[Exercise directions]
Copy all lines of the listing that include the string "draws".

[Data in this exercise]
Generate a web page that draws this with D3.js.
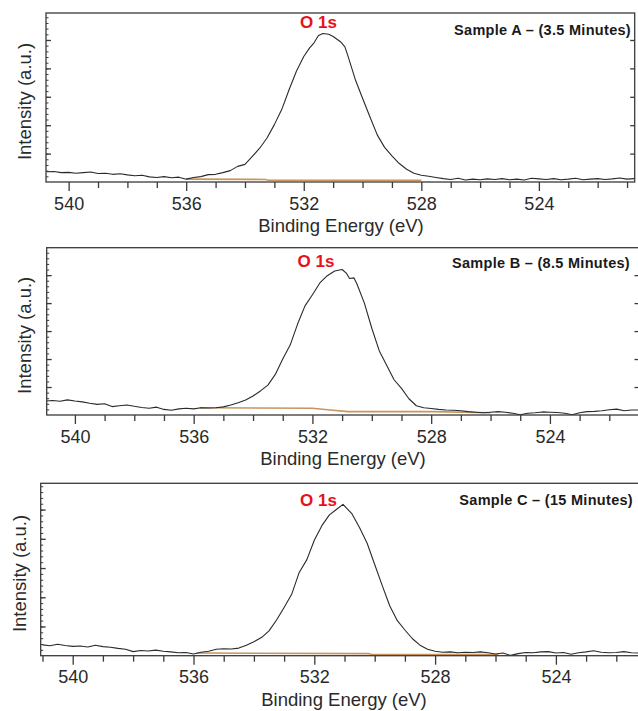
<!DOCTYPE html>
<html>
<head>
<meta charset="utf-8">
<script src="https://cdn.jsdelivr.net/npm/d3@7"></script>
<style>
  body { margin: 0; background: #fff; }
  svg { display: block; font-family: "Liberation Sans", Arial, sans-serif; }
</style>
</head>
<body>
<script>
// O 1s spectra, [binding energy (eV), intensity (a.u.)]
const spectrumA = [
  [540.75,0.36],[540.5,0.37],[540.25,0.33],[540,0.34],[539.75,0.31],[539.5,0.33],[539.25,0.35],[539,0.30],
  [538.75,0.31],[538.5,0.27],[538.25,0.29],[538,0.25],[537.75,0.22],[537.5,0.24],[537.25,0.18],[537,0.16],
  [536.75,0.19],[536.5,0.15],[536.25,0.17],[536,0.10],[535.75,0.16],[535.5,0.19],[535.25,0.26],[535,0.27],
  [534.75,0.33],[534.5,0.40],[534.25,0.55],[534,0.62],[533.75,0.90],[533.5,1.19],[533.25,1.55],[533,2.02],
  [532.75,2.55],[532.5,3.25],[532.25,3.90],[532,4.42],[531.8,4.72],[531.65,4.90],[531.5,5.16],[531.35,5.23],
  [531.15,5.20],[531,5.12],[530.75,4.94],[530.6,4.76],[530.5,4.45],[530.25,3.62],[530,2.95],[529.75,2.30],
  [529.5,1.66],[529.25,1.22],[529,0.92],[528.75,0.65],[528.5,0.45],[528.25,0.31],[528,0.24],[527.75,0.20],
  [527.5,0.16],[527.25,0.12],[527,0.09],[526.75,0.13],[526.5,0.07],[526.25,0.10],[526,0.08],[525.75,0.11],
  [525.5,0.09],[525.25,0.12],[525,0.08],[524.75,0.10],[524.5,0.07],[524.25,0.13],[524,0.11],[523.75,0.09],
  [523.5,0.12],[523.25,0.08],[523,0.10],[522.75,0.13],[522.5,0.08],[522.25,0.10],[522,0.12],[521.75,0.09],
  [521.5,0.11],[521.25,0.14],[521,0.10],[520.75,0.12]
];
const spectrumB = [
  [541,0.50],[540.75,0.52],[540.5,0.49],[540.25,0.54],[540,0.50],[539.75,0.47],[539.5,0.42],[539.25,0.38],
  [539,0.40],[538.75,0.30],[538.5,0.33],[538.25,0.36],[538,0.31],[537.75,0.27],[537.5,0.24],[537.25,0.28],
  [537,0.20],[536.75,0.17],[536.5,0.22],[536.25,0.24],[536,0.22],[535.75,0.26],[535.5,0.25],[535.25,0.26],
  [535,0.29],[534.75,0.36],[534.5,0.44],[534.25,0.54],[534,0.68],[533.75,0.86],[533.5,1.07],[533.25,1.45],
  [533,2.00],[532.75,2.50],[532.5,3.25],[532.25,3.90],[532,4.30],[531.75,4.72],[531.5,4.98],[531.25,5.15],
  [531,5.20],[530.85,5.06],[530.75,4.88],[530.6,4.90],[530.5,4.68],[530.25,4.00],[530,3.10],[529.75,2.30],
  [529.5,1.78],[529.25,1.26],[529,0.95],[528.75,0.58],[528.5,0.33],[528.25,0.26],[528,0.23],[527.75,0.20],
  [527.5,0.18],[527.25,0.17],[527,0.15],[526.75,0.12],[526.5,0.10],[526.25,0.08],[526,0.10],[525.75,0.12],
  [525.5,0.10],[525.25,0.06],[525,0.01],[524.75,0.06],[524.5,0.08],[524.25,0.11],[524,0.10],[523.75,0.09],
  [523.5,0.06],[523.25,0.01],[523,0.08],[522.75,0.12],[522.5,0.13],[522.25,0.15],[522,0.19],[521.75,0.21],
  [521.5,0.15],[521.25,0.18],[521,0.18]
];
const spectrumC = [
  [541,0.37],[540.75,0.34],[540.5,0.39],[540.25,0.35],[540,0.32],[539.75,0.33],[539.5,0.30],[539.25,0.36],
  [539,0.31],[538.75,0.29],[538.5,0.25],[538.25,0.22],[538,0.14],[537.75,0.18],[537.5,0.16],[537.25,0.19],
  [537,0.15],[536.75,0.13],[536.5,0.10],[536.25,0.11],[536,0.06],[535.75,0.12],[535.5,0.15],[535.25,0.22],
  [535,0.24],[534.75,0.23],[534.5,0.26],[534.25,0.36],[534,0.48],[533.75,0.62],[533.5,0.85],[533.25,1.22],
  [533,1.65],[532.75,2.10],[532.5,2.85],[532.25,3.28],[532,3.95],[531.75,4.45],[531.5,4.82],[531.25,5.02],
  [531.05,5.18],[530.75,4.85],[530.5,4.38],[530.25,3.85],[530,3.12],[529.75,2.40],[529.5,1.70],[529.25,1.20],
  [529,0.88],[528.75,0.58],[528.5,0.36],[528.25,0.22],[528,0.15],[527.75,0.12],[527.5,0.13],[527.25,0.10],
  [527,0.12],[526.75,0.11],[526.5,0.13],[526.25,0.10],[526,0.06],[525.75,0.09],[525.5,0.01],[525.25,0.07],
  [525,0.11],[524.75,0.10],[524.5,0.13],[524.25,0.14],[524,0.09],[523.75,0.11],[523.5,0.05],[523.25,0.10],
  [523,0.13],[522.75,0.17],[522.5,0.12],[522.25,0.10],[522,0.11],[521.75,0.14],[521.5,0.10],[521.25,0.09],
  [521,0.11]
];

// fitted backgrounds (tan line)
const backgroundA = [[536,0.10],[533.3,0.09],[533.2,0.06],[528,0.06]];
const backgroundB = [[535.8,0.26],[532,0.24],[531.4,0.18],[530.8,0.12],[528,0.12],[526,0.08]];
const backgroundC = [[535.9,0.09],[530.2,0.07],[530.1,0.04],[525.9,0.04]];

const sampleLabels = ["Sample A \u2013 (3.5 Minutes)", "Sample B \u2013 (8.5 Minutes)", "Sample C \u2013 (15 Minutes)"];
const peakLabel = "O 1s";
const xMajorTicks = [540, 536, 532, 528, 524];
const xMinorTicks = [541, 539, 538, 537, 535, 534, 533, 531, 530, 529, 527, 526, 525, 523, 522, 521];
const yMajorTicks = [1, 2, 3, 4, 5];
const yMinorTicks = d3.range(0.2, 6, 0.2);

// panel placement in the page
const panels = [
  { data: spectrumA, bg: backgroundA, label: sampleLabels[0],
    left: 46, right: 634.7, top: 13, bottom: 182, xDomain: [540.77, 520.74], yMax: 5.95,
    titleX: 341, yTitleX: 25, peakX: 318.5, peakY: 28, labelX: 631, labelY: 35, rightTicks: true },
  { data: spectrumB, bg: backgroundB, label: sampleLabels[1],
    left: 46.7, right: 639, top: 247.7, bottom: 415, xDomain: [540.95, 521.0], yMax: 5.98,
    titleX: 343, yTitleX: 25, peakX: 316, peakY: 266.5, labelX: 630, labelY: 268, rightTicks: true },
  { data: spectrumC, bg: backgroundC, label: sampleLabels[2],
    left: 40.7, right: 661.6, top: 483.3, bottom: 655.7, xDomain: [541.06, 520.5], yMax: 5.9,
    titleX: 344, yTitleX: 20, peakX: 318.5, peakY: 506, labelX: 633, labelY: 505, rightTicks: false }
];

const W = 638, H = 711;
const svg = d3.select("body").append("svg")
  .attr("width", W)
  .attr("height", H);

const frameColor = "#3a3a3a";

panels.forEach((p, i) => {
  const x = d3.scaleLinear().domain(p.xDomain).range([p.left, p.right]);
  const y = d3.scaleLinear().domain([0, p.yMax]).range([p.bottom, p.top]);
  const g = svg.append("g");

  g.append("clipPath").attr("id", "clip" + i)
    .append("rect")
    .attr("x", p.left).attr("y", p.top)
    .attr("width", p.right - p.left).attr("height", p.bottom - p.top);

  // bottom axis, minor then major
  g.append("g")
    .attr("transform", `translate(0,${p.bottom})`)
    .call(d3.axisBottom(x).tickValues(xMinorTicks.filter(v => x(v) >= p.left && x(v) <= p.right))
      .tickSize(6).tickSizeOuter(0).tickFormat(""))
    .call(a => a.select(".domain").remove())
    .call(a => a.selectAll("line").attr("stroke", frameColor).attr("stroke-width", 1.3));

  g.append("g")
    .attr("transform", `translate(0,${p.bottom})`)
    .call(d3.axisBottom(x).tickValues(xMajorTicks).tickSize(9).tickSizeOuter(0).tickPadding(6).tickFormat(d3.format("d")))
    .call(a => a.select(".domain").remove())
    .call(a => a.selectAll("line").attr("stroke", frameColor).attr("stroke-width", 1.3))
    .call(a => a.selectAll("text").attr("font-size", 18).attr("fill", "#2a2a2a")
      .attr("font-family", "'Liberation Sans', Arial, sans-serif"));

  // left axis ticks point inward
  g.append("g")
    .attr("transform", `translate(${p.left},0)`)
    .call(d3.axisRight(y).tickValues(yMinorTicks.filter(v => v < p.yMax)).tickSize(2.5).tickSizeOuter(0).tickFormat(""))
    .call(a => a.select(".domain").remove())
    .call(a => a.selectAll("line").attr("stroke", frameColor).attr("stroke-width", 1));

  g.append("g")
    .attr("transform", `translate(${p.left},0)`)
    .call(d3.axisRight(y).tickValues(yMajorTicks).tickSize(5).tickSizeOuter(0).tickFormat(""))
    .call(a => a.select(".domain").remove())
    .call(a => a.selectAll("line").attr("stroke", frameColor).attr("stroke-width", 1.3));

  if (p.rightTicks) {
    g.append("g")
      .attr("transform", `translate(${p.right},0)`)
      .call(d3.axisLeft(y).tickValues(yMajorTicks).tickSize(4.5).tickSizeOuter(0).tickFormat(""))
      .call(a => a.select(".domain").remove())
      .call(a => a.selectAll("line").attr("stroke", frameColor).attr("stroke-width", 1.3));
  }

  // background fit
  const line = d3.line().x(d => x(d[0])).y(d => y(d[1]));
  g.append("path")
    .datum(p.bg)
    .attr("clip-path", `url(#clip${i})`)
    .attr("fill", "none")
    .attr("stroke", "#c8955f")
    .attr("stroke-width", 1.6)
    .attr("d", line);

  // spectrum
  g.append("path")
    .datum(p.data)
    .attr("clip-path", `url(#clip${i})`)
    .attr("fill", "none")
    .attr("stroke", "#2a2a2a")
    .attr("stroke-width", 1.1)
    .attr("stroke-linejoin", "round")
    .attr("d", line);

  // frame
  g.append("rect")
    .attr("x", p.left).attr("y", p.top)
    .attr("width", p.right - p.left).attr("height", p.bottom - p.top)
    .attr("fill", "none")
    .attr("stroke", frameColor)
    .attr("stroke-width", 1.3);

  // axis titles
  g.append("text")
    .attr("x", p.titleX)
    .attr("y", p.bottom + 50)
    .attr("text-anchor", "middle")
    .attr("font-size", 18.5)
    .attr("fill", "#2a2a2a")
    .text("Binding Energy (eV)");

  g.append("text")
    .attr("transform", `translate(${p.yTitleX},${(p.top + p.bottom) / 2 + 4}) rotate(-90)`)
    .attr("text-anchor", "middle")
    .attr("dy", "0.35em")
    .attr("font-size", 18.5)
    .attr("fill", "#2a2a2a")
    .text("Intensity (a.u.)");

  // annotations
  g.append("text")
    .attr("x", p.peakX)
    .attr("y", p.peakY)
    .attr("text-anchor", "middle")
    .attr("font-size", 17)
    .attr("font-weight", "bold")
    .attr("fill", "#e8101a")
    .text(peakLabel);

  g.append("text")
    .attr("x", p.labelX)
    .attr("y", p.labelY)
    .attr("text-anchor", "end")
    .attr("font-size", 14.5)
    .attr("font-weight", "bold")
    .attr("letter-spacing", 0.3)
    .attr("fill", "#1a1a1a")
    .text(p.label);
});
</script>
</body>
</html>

---

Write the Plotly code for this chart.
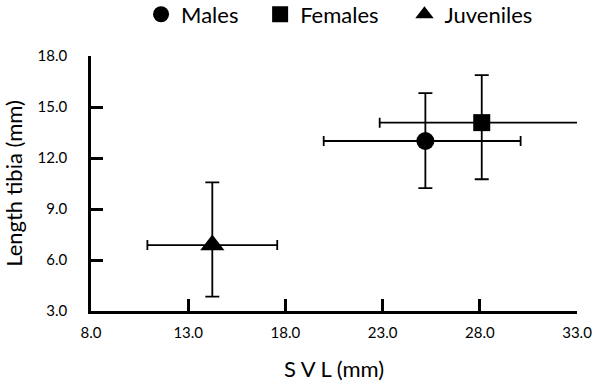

...

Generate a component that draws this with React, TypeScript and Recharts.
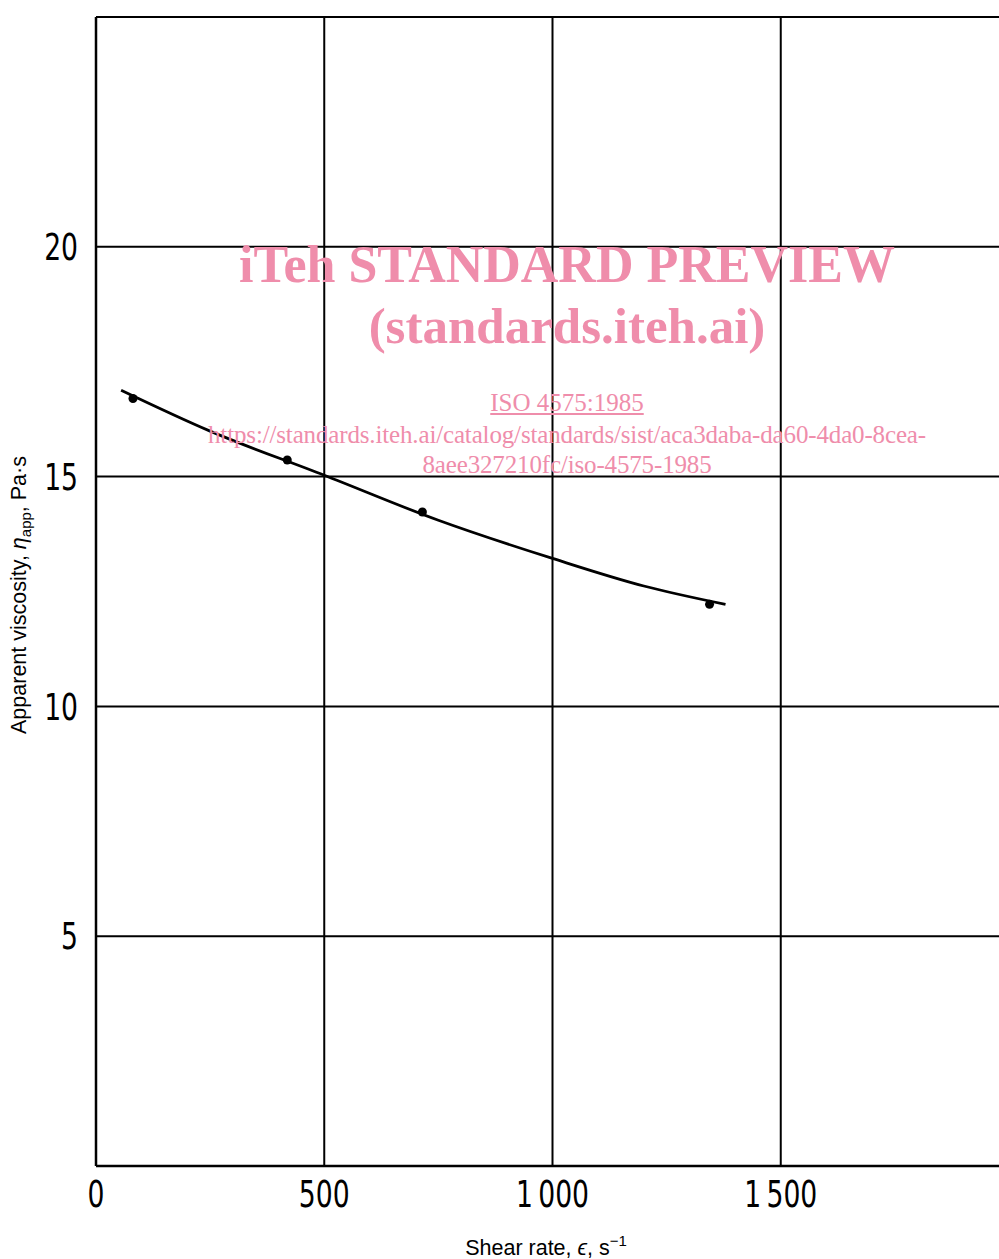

[Task result]
Generate a web page that draws this with D3.js.
Generate a component that draws this with React, TypeScript and Recharts.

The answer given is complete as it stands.